* **SOURCE MATERIAL**:
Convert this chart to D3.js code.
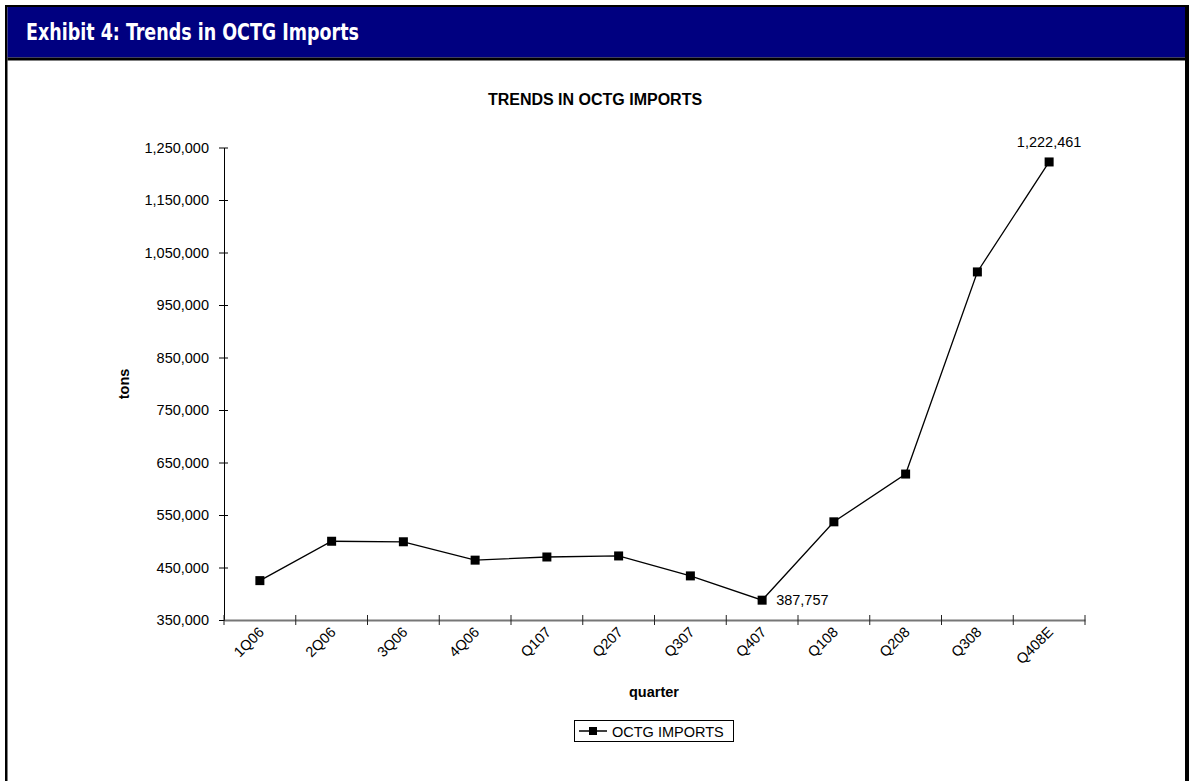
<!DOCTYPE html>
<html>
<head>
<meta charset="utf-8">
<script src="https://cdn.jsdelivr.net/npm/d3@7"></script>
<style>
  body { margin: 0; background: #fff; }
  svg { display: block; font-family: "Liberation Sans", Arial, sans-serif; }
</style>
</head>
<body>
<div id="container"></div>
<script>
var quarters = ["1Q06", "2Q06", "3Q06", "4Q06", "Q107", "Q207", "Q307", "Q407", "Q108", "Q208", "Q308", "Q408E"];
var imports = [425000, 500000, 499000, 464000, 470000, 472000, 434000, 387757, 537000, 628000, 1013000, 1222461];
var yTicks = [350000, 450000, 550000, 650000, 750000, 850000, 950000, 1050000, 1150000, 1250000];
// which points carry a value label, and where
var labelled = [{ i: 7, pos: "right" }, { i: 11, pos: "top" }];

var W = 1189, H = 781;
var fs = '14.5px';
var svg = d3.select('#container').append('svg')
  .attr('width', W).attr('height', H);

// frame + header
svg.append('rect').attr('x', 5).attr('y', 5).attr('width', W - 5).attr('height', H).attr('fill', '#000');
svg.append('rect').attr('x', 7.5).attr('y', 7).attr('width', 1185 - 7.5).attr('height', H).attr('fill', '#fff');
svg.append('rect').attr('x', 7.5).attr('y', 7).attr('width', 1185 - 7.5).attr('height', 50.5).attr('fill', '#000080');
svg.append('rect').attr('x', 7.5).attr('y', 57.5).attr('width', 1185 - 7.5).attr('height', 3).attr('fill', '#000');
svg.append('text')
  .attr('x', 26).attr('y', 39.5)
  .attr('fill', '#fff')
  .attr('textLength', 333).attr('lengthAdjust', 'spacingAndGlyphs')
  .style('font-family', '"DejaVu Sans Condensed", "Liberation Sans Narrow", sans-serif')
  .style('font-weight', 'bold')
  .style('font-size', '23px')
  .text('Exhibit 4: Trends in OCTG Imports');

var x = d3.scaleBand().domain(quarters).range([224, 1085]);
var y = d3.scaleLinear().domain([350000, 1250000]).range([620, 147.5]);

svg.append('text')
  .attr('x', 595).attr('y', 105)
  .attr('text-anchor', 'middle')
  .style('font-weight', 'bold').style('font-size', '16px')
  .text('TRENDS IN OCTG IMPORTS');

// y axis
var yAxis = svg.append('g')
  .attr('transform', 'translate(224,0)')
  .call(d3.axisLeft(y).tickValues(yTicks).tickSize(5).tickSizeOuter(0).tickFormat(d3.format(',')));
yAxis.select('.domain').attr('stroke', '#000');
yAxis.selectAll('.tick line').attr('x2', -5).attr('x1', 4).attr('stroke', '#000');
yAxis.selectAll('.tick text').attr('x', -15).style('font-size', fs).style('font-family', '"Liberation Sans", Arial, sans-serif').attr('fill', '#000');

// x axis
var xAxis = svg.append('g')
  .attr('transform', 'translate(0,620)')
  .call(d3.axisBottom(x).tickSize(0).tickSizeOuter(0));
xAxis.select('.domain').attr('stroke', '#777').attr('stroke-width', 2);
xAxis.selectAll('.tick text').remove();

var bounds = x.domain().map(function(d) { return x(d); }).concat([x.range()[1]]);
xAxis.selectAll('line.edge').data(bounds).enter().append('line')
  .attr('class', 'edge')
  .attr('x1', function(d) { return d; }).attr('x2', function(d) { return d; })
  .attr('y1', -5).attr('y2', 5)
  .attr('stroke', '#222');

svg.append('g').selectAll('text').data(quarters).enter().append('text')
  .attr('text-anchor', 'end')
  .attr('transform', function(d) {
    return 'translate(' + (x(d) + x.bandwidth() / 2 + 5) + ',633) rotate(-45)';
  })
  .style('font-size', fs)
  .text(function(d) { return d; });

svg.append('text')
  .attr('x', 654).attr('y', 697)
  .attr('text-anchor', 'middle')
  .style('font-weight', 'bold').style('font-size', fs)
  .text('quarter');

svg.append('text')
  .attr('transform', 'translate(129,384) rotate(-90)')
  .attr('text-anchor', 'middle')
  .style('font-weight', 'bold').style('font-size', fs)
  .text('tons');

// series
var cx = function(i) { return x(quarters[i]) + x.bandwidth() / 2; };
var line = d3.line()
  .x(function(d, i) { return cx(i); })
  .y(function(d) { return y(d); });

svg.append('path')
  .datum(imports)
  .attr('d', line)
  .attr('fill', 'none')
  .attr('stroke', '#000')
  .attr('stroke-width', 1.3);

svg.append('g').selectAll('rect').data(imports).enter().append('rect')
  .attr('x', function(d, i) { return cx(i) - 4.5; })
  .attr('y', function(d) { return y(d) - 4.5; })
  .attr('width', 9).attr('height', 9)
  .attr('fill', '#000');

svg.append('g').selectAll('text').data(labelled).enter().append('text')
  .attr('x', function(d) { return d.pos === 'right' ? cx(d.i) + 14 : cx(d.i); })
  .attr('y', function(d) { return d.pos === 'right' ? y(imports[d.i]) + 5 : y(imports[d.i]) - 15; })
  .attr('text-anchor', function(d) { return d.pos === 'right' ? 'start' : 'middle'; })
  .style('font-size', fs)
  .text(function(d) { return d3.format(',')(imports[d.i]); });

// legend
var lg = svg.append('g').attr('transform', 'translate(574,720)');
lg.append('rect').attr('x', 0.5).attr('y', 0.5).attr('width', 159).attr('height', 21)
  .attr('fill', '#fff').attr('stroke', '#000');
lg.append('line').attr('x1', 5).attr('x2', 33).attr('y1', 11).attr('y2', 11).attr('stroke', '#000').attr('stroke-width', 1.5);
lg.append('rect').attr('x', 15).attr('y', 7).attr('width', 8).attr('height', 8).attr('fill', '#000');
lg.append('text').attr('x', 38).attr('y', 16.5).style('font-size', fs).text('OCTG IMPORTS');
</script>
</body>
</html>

* **JOB**: Leave out the pictures and give the listing above again exactly.

* **TASK RESPONSE**:
Convert this chart to D3.js code.
<!DOCTYPE html>
<html>
<head>
<meta charset="utf-8">
<script src="https://cdn.jsdelivr.net/npm/d3@7"></script>
<style>
  body { margin: 0; background: #fff; }
  svg { display: block; font-family: "Liberation Sans", Arial, sans-serif; }
</style>
</head>
<body>
<div id="container"></div>
<script>
var quarters = ["1Q06", "2Q06", "3Q06", "4Q06", "Q107", "Q207", "Q307", "Q407", "Q108", "Q208", "Q308", "Q408E"];
var imports = [425000, 500000, 499000, 464000, 470000, 472000, 434000, 387757, 537000, 628000, 1013000, 1222461];
var yTicks = [350000, 450000, 550000, 650000, 750000, 850000, 950000, 1050000, 1150000, 1250000];
// which points carry a value label, and where
var labelled = [{ i: 7, pos: "right" }, { i: 11, pos: "top" }];

var W = 1189, H = 781;
var fs = '14.5px';
var svg = d3.select('#container').append('svg')
  .attr('width', W).attr('height', H);

// frame + header
svg.append('rect').attr('x', 5).attr('y', 5).attr('width', W - 5).attr('height', H).attr('fill', '#000');
svg.append('rect').attr('x', 7.5).attr('y', 7).attr('width', 1185 - 7.5).attr('height', H).attr('fill', '#fff');
svg.append('rect').attr('x', 7.5).attr('y', 7).attr('width', 1185 - 7.5).attr('height', 50.5).attr('fill', '#000080');
svg.append('rect').attr('x', 7.5).attr('y', 57.5).attr('width', 1185 - 7.5).attr('height', 3).attr('fill', '#000');
svg.append('text')
  .attr('x', 26).attr('y', 39.5)
  .attr('fill', '#fff')
  .attr('textLength', 333).attr('lengthAdjust', 'spacingAndGlyphs')
  .style('font-family', '"DejaVu Sans Condensed", "Liberation Sans Narrow", sans-serif')
  .style('font-weight', 'bold')
  .style('font-size', '23px')
  .text('Exhibit 4: Trends in OCTG Imports');

var x = d3.scaleBand().domain(quarters).range([224, 1085]);
var y = d3.scaleLinear().domain([350000, 1250000]).range([620, 147.5]);

svg.append('text')
  .attr('x', 595).attr('y', 105)
  .attr('text-anchor', 'middle')
  .style('font-weight', 'bold').style('font-size', '16px')
  .text('TRENDS IN OCTG IMPORTS');

// y axis
var yAxis = svg.append('g')
  .attr('transform', 'translate(224,0)')
  .call(d3.axisLeft(y).tickValues(yTicks).tickSize(5).tickSizeOuter(0).tickFormat(d3.format(',')));
yAxis.select('.domain').attr('stroke', '#000');
yAxis.selectAll('.tick line').attr('x2', -5).attr('x1', 4).attr('stroke', '#000');
yAxis.selectAll('.tick text').attr('x', -15).style('font-size', fs).style('font-family', '"Liberation Sans", Arial, sans-serif').attr('fill', '#000');

// x axis
var xAxis = svg.append('g')
  .attr('transform', 'translate(0,620)')
  .call(d3.axisBottom(x).tickSize(0).tickSizeOuter(0));
xAxis.select('.domain').attr('stroke', '#777').attr('stroke-width', 2);
xAxis.selectAll('.tick text').remove();

var bounds = x.domain().map(function(d) { return x(d); }).concat([x.range()[1]]);
xAxis.selectAll('line.edge').data(bounds).enter().append('line')
  .attr('class', 'edge')
  .attr('x1', function(d) { return d; }).attr('x2', function(d) { return d; })
  .attr('y1', -5).attr('y2', 5)
  .attr('stroke', '#222');

svg.append('g').selectAll('text').data(quarters).enter().append('text')
  .attr('text-anchor', 'end')
  .attr('transform', function(d) {
    return 'translate(' + (x(d) + x.bandwidth() / 2 + 5) + ',633) rotate(-45)';
  })
  .style('font-size', fs)
  .text(function(d) { return d; });

svg.append('text')
  .attr('x', 654).attr('y', 697)
  .attr('text-anchor', 'middle')
  .style('font-weight', 'bold').style('font-size', fs)
  .text('quarter');

svg.append('text')
  .attr('transform', 'translate(129,384) rotate(-90)')
  .attr('text-anchor', 'middle')
  .style('font-weight', 'bold').style('font-size', fs)
  .text('tons');

// series
var cx = function(i) { return x(quarters[i]) + x.bandwidth() / 2; };
var line = d3.line()
  .x(function(d, i) { return cx(i); })
  .y(function(d) { return y(d); });

svg.append('path')
  .datum(imports)
  .attr('d', line)
  .attr('fill', 'none')
  .attr('stroke', '#000')
  .attr('stroke-width', 1.3);

svg.append('g').selectAll('rect').data(imports).enter().append('rect')
  .attr('x', function(d, i) { return cx(i) - 4.5; })
  .attr('y', function(d) { return y(d) - 4.5; })
  .attr('width', 9).attr('height', 9)
  .attr('fill', '#000');

svg.append('g').selectAll('text').data(labelled).enter().append('text')
  .attr('x', function(d) { return d.pos === 'right' ? cx(d.i) + 14 : cx(d.i); })
  .attr('y', function(d) { return d.pos === 'right' ? y(imports[d.i]) + 5 : y(imports[d.i]) - 15; })
  .attr('text-anchor', function(d) { return d.pos === 'right' ? 'start' : 'middle'; })
  .style('font-size', fs)
  .text(function(d) { return d3.format(',')(imports[d.i]); });

// legend
var lg = svg.append('g').attr('transform', 'translate(574,720)');
lg.append('rect').attr('x', 0.5).attr('y', 0.5).attr('width', 159).attr('height', 21)
  .attr('fill', '#fff').attr('stroke', '#000');
lg.append('line').attr('x1', 5).attr('x2', 33).attr('y1', 11).attr('y2', 11).attr('stroke', '#000').attr('stroke-width', 1.5);
lg.append('rect').attr('x', 15).attr('y', 7).attr('width', 8).attr('height', 8).attr('fill', '#000');
lg.append('text').attr('x', 38).attr('y', 16.5).style('font-size', fs).text('OCTG IMPORTS');
</script>
</body>
</html>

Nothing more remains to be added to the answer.